En quoi consiste la réforme de la PRJ précisément ? D’abord, la réforme vise à assouplir le régime de la PRJ. La facilitation de l’accès aux PME passe ainsi par une réduction conséquente du nombre d’annexes à déposer pour obtenir ce droit à la PRJ, qui est fortement encadré, et qui protège des créanciers. C’est l’une des différences majeures avec la médiation, autre piste “poussée” par la justice pour éviter de mettre directement la clé sous le paillasson. Bref, subsisteront essentiellement un état résumant la situation active et passive de l’entreprise, un compte de résultats, un budget et une liste des créanciers.
Ensuite, et c’est sans doute le point qui a le plus cristallisé les débats, “avant la PRJ en tant que telle, il y aura une phase “pré-PRJ confidentielle”, explique-t-on au cabinet du ministre des PME et indépendants David Clarinval (MR), autre partie prenante dans les travaux. “Il faut être honnête, il y a habituellement une stigmatisation réelle des entreprises qui passent par cette case PRJ”, nous expliquait il y a quelques jours Pierre Hermant, CEO de finance&invest Brussels, le bras financier de la Région bruxelloise. Cette phase confidentielle, de 4 mois maximum, a fait l’objet d’un amendement spécifique déposé par le député Denis Ducarme (MR). Elle va donc permettre aux entreprises en difficulté de ne plus être étiquetée “à problème” et de discuter sereinement avec leurs créanciers d’un rééchelonnement de dettes, d’un redéploiement d’activité, etc. Le tout sous le contrôle de la justice. “Attention, lance d’ailleurs Paul Dhaeyer, président du Tribunal francophone de l’entreprise de Bruxelles, il ne s’agit cependant pas de multiplier ces sursis. Les entreprises ne peuvent pas en abuser, et le juge s’en assurera, qui fera le tri. C’est du reste une bonne chose, poursuit le magistrat, qu’un juge accompagne cette phase”.
“Bref, après la phase de "PRJ confidentielle", il y aura la PRJ publique, bouclée en quelques jours, et enfin, après la PRJ, l’entreprise sera sauvée, reprise ou restructurée”, résume-t-on au cabinet de David Clarinval.
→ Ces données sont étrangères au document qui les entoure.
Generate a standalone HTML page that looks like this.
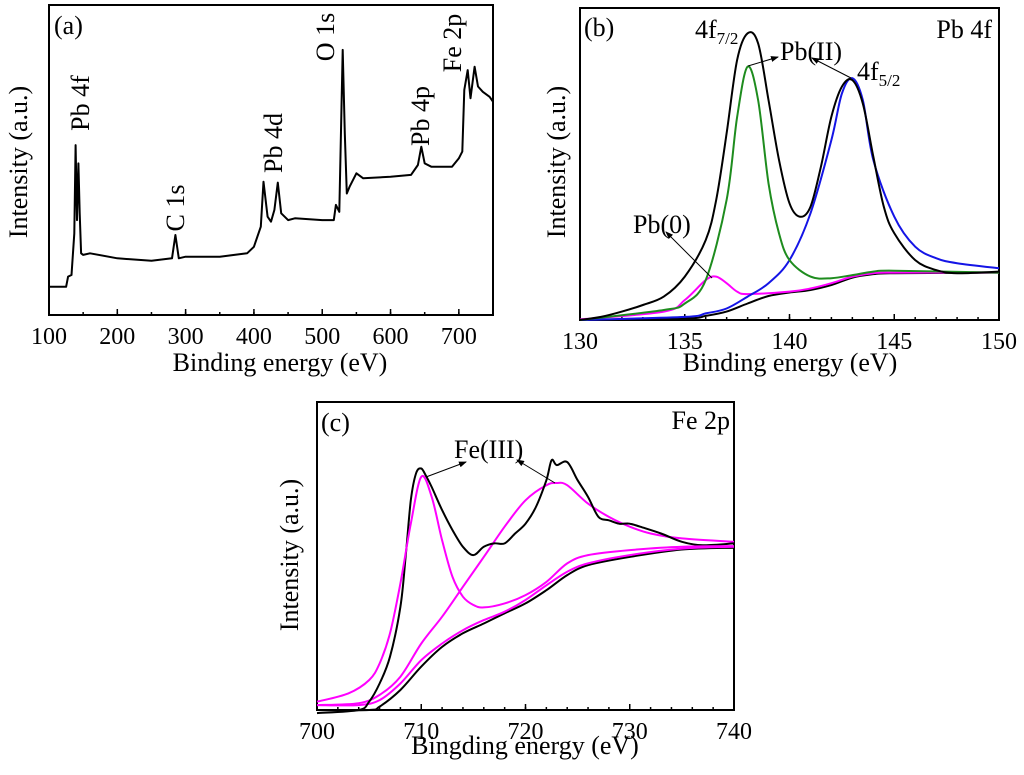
<!DOCTYPE html>
<html><head><meta charset="utf-8"><style>
body{margin:0;background:#fff}
svg{display:block;font-family:"Liberation Serif",serif}
</style></head><body>
<svg id="fig" width="1024" height="775" viewBox="0 0 1024 775">
<defs><marker id="ah" markerWidth="8" markerHeight="6" refX="7" refY="3" orient="auto"><path d="M0,0 L8,3 L0,6 z" fill="#000"/></marker></defs>
</svg>
<script>
// Panel (a) survey
const aEnergy=[100,125,128,133,137,139,141,143,145,147,150,160,200,250,280,285,290,300,350,390,400,410,414,420,425,430,435,440,450,460,500,517,520,525,530,533,536,540,550,560,600,630,640,645,650,660,690,700,705,708,713,717,723,728,735,745,750];
const aInt=[9.1,9.1,12.4,12.9,26.3,54.8,30.6,48.9,32.8,19.9,19.4,19.9,18.3,17.5,18.3,25.8,18.3,18.8,18.8,19.9,22,28.5,43,31.7,30.1,33.9,42.7,32.8,30.6,31.2,30.6,30.6,35.5,33.3,85.5,58.6,39.2,41.4,45.7,44.1,44.6,45.2,48.4,54.3,48.9,47.8,47.8,50.5,52.7,72.6,79,69.9,80.1,73.7,72,70.4,68.8];
const aTicks=[100,200,300,400,500,600,700];
// Panel (b) Pb 4f
const bData=[[130,0],[131,1],[132,2.7],[133,4.8],[134,7.5],[135,13.9],[136,25.6],[136.5,38.5],[137,59.8],[137.5,83.3],[138,91.9],[138.5,88.7],[139,70.5],[139.5,51.3],[140,37.4],[140.5,33.1],[141,36.3],[141.5,49.1],[142,65.2],[142.5,74.8],[143,76.9],[143.5,69.4],[144,52.4],[144.5,36.3],[145,27.8],[146,19.2],[147,16],[148,15],[150,15.5]];
const bGreen=[[130,0],[134,3.2],[135,5.3],[136,12.8],[137,38.5],[137.5,65],[138,81.2],[138.5,70.5],[139,43.8],[139.5,27.8],[140,19.2],[141,13.9],[142,13.4],[143,14.4],[144,15.5],[145,15.8],[150,15.2]];
const bBlue=[[130,0],[135,1],[136,2.1],[137,3.7],[138,7.5],[139,11.8],[140,19.2],[141,34.2],[142,57.7],[142.5,72.6],[143,77.5],[143.5,70.5],[144,51.3],[145,33.1],[146,23.5],[147,19.8],[148,18.2],[150,16.6]];
const bMag=[[130,0.2],[134,2.7],[135,6.4],[136,12.8],[136.5,13.9],[137,11.8],[137.5,9.1],[138,8.3],[140,9.1],[141,10.1],[142,11.8],[143,13.9],[144,15],[145,15.2],[150,15.2]];
const bBg=[[130,0],[135,0.5],[136,1.3],[137,2.7],[138,5.3],[139,7.7],[140,8.8],[141,9.6],[142,11.2],[143,13.6],[144,14.7],[145,15],[150,15.2]];
const bTicks=[130,135,140,145,150];
// Panel (c) Fe 2p
const cData=[[700,-1],[704,0],[705,2.7],[706,8.6],[707,17.3],[708,33.5],[708.5,49.7],[709,68.1],[709.5,76.8],[710,78.4],[710.5,75.7],[711,72.4],[712,64.9],[713,58.4],[714,53],[715,50.3],[716,53],[717,54.1],[718,54.1],[719,57.3],[720,60.5],[721,65.9],[722,74.6],[722.5,81.1],[723,79.5],[724,80.5],[725,74.6],[726,69.2],[727,62.7],[728,61.6],[729,60.5],[730,60.5],[731,59.5],[733,57.3],[735,54.6],[737,53.5],[740,54.1]];
const cPeak1=[[700,2.7],[703,5.4],[705,9.7],[706,15.1],[707,24.9],[708,41.1],[709,60.5],[710,75.7],[711,69.2],[712,55.1],[713,43.2],[714,36.8],[715,34.1],[716,33.3],[718,34.6],[720,37.3],[722,41.6],[724,47.6],[726,50.3],[730,51.9],[735,53],[740,53.2]];
const cPeak2=[[700,1.6],[704,2.2],[706,4.9],[708,10.8],[710,21.6],[712,30.3],[714,40],[716,49.7],[718,59.5],[720,68.1],[722,73],[723,73.7],[724,73],[726,67],[728,62.7],[730,59.5],[732,57.3],[735,55.7],[740,54.6]];
const cMagBg=[[700,1.6],[704,1.6],[706,3.2],[708,8.6],[710,16.2],[712,21.6],[714,25.9],[716,29.2],[718,31.9],[720,35.7],[722,40.5],[724,44.9],[726,47.6],[730,50.3],[735,52.4],[740,53]];
const cBg=[[700,0],[705,0],[706,1.1],[708,6.5],[710,14.1],[712,20.5],[714,24.9],[716,28.1],[718,31.4],[720,34.6],[722,38.9],[724,43.8],[726,47],[730,49.7],[735,52.1],[740,52.7]];
const cTicks=[700,710,720,730,740];

const svg=document.getElementById('fig');
const NS='http://www.w3.org/2000/svg';
function mk(tag,attrs,parent){const e=document.createElementNS(NS,tag);for(const k in attrs)e.setAttribute(k,attrs[k]);(parent||svg).appendChild(e);return e;}
function txt(s,x,y,size,opts,parent){const t=mk('text',Object.assign({x:x,y:y,'font-size':size},opts||{}),parent);t.textContent=s;return t;}

function panel(name,L,R,T,B,x0,x1,ticks,minorStep){
  const g=mk('g',{});
  
  
  const sx=v=>L+(v-x0)/(x1-x0)*(R-L);
  const sy=v=>B-v/100*(B-T);
  const fr=mk('rect',{x:L,y:T,width:R-L,height:B-T,fill:'none',stroke:'#000','stroke-width':2},g);
  
  
  for(let v=x0;v<=x1+1e-9;v+=minorStep){const X=sx(v);mk('line',{x1:X,x2:X,y1:B,y2:B-3,stroke:'#000','stroke-width':1.5},g);}
  ticks.forEach(v=>{const X=sx(v);mk('line',{x1:X,x2:X,y1:B,y2:B-6,stroke:'#000','stroke-width':1.5},g);
    const t=txt(String(v),X,B+29,24,{'text-anchor':'middle'},g);
    
    });
  return {g,sx,sy};
}
function line(p,pts,color,name,w,sharp){
  const P=pts.map(q=>[p.sx(q[0]),p.sy(q[1])]);
  let d='M'+P[0][0].toFixed(1)+','+P[0][1].toFixed(1);
  for(let i=0;i<P.length-1;i++){
    if(sharp){d+=' L'+P[i+1][0].toFixed(1)+','+P[i+1][1].toFixed(1);continue;}
    const p0=P[Math.max(0,i-1)],p1=P[i],p2=P[i+1],p3=P[Math.min(P.length-1,i+2)];
    let c1x=p1[0]+(p2[0]-p0[0])/6,c1y=p1[1]+(p2[1]-p0[1])/6,c2x=p2[0]-(p3[0]-p1[0])/6,c2y=p2[1]-(p3[1]-p1[1])/6;
    c1x=Math.min(Math.max(c1x,p1[0]),p2[0]);c2x=Math.min(Math.max(c2x,p1[0]),p2[0]);
    d+=' C'+c1x.toFixed(1)+','+c1y.toFixed(1)+' '+c2x.toFixed(1)+','+c2y.toFixed(1)+' '+p2[0].toFixed(1)+','+p2[1].toFixed(1);
  }
  const e=mk('path',{d:d,fill:'none',stroke:color,'stroke-width':w||2,'stroke-linejoin':'round'},p.g);
  
  
}
function rot(s,cx,cy,size,name,parent){const t=txt(s,cx,cy,size,{'text-anchor':'middle',transform:'rotate(-90 '+cx+' '+cy+')'},parent);
  
  return t;}
function lab(s,x,y,size,name,anchor,parent){const t=txt(s,x,y,size,{'text-anchor':anchor||'start'},parent);
  
  return t;}
function arrow(x1,y1,x2,y2,name){const e=mk('line',{x1:x1,y1:y1,x2:x2,y2:y2,stroke:'#000','stroke-width':1,'marker-end':'url(#ah)'});
  
  }

// Panel a
const pa=panel('panel-a-survey',49,493,5,315,100,750,aTicks,50);
line(pa,aEnergy.map((e,i)=>[e,aInt[i]]),'#000','survey-spectrum',2,true);
lab('(a)',54,34,26,'panel-a-label');
rot('Intensity (a.u.)',27,162,26,'y-axis-title-a');
lab('Binding energy (eV)',280,371,26,'x-axis-title-a','middle');
rot('Pb 4f',89,103,26,'peak-label-pb4f');
rot('C 1s',184,208,26,'peak-label-c1s');
rot('Pb 4d',282,143,26,'peak-label-pb4d');
rot('O 1s',334,37,26,'peak-label-o1s');
rot('Pb 4p',429,116,26,'peak-label-pb4p');
rot('Fe 2p',461,43,26,'peak-label-fe2p');

// Panel b
const pb=panel('panel-b-pb4f',580,999,8,320,130,150,bTicks,1);
line(pb,bBg,'#000','background-b',2);
line(pb,bMag,'#ff00ff','pb0-fit',2);
line(pb,bBlue,'#1414e6','pb4f52-fit',2);
line(pb,bGreen,'#1e8c1e','pb4f72-fit',2);
line(pb,bData,'#000','pb4f-spectrum',2);
lab('(b)',584,36,26,'panel-b-label');
lab('Pb 4f',992,38,26,'panel-b-title','end');
rot('Intensity (a.u.)',565,162,26,'y-axis-title-b');
lab('Binding energy (eV)',790,371,26,'x-axis-title-b','middle');
const t1=lab('4f',695,38,26,'label-4f72');const s1=mk('tspan',{'font-size':17,dy:6},t1);s1.textContent='7/2';
lab('Pb(II)',780,60,26,'label-pbII');
const t2=lab('4f',857,80,26,'label-4f52');const s2=mk('tspan',{'font-size':17,dy:6},t2);s2.textContent='5/2';
lab('Pb(0)',633,233,26,'label-pb0');
arrow(748,66,778,57,'arrow-pbII-1');
arrow(851,78,812,58,'arrow-pbII-2');
arrow(712,278,666,232,'arrow-pb0');

// Panel c
const pc=panel('panel-c-fe2p',317,734,402,710,700,740,cTicks,2);
line(pc,cBg,'#000','background-c',2);
line(pc,cMagBg,'#ff00ff','fe-background-fit',2);
line(pc,cPeak2,'#ff00ff','fe2p12-fit',2);
line(pc,cData,'#000','fe2p-spectrum',2);
line(pc,cPeak1,'#ff00ff','fe2p32-fit',2);
lab('(c)',321,431,26,'panel-c-label');
lab('Fe 2p',730,429,26,'panel-c-title','end');
rot('Intensity (a.u.)',298,555,26,'y-axis-title-c');
lab('Bingding energy (eV)',525,754,26,'x-axis-title-c','middle');
lab('Fe(III)',454,458,26,'label-feIII');
arrow(426,477,466,462,'arrow-feIII-1');
arrow(555,483,517,460,'arrow-feIII-2');
</script>
</body></html>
Où l’on insiste sur l’importance de “préserver les droits des autres créanciers qui n’ont pas été associés à la pré-PRJ à un moment de la procédure. C’est un équilibre délicat entre les droits des entreprises en difficulté et les créanciers qui ont aussi des droits légitimes. C’est pour cette raison que les PRJ sont publiques par principe mais qu’on à trouvé un mécanisme permettant de contourner la difficulté en permettant une préparation confidentielle.”
3. L’accès financier à la PRJ sera-t-il aussi facilité ?
Habituellement, une PRJ coûte relativement chef, de l’ordre de 5 000 euros pour une entreprise de taille moyenne. Dans le cadre de la réforme, il est prévu d’élargir l’exonération fiscale offerte aux créanciers, pour encourager les accords à l’amiable. Pour être précis, les réductions de valeur et provisions sur créances sur les cocontractants pour lesquels un plan de réorganisation a été homologué ou un accord amiable a été constaté seront exonérées.
4. La justice aura-t-elle les moyens de faire face ?
Dernière question : la justice aura-t-elle les moyens de faire face à un afflux a priori massif de demandes ? “Actuellement oui, mais n’avons pas encore d’afflux important. Quand ce sera le cas, le ministre nous a assuré qu’il libérerait des fonds (du portefeuille “moyens de relance” pour la Justice, NdlR) afin de faire en sorte que tous les dossiers en matière d’insolvabilité puissent être dûment traités. Je reste donc optimiste”, conclut Paul Dhaeyer.